(COLLECTED DATA):
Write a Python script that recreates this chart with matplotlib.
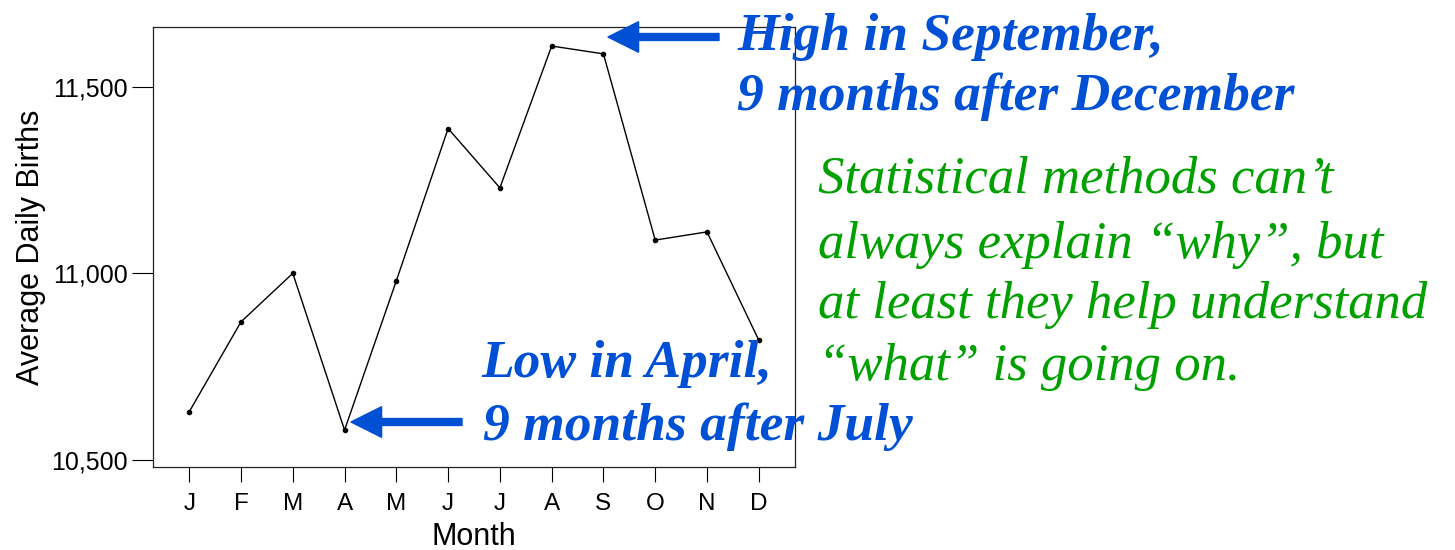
import matplotlib
matplotlib.use("Agg")
import matplotlib.pyplot as plt
from matplotlib.ticker import StrMethodFormatter

# average daily births per month
months = ["J", "F", "M", "A", "M", "J", "J", "A", "S", "O", "N", "D"]
births = [10629, 10870, 11000, 10580, 10980, 11388, 11229, 11609, 11588, 11089, 11111, 10821]
y_ticks = [10500, 11000, 11500]

high_lines = ["High in September,", "9 months after December"]
low_lines = ["Low in April,", "9 months after July"]
note_lines = ["Statistical methods can\u2019t",
              "always explain \u201cwhy\u201d, but",
              "at least they help understand",
              "\u201cwhat\u201d is going on."]

W, H = 1455, 550
fig = plt.figure(figsize=(W / 100, H / 100), dpi=100)
ax = fig.add_axes([153 / W, 1 - 467 / H, 642 / W, 440 / H])

x = list(range(1, len(months) + 1))
ax.plot(x, births, color="black", lw=1.0, marker="o", ms=3)

ax.set_xlim(0.3, 12.7)
ax.set_ylim(10481, 11660)
ax.set_xticks(x)
ax.set_xticklabels(months)
ax.set_yticks(y_ticks)
ax.yaxis.set_major_formatter(StrMethodFormatter("{x:,.0f}"))

sans = "Liberation Sans"
ax.tick_params(axis="x", direction="out", length=11, width=0.8, pad=8,
               labelsize=17.5, labelfontfamily=sans)
ax.tick_params(axis="y", direction="out", length=15, width=0.8, pad=3,
               labelsize=18, labelfontfamily=sans)
for s in ax.spines.values():
    s.set_linewidth(0.9)
    s.set_color("#222222")

ax.set_xlabel("Month", fontsize=22, family=sans, labelpad=5)
ax.set_ylabel("Average Daily Births", fontsize=22, family=sans, labelpad=4)

blue = "#0050d5"
green = "#00a000"
serif = "Liberation Serif"

# annotation text, one line at a time (baseline positions in pixels)
for txt, (px, py) in zip(high_lines, [(737, 50), (737, 110)]):
    fig.text(px / W, 1 - py / H, txt, color=blue, fontsize=38.5, family=serif,
             style="italic", weight="bold", va="baseline")
for txt, (px, py) in zip(low_lines, [(481, 377), (483, 440)]):
    fig.text(px / W, 1 - py / H, txt, color=blue, fontsize=38.5, family=serif,
             style="italic", weight="bold", va="baseline")
for txt, py in zip(note_lines, [193, 258, 318, 380]):
    fig.text(818 / W, 1 - py / H, txt, color=green, fontsize=38, family=serif,
             style="italic", va="baseline")

# arrows
arrow = dict(width=5, headwidth=22, headlength=22, color=blue, shrink=0)
ax.annotate("", xy=(608, H - 37), xytext=(719, H - 37),
            xycoords="figure pixels", textcoords="figure pixels",
            arrowprops=arrow, annotation_clip=False)
ax.annotate("", xy=(351, H - 422), xytext=(462, H - 422),
            xycoords="figure pixels", textcoords="figure pixels",
            arrowprops=arrow, annotation_clip=False)

fig.savefig("out.png", dpi=100)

(STATED EXERCISE): Give again, word for word, every line from the top of the data through the line with "y_ticks = [10500, 11000, 11500]", both ends included, and exclude the pictures.

(ANSWER FOR THE TASK):
Write a Python script that recreates this chart with matplotlib.
import matplotlib
matplotlib.use("Agg")
import matplotlib.pyplot as plt
from matplotlib.ticker import StrMethodFormatter

# average daily births per month
months = ["J", "F", "M", "A", "M", "J", "J", "A", "S", "O", "N", "D"]
births = [10629, 10870, 11000, 10580, 10980, 11388, 11229, 11609, 11588, 11089, 11111, 10821]
y_ticks = [10500, 11000, 11500]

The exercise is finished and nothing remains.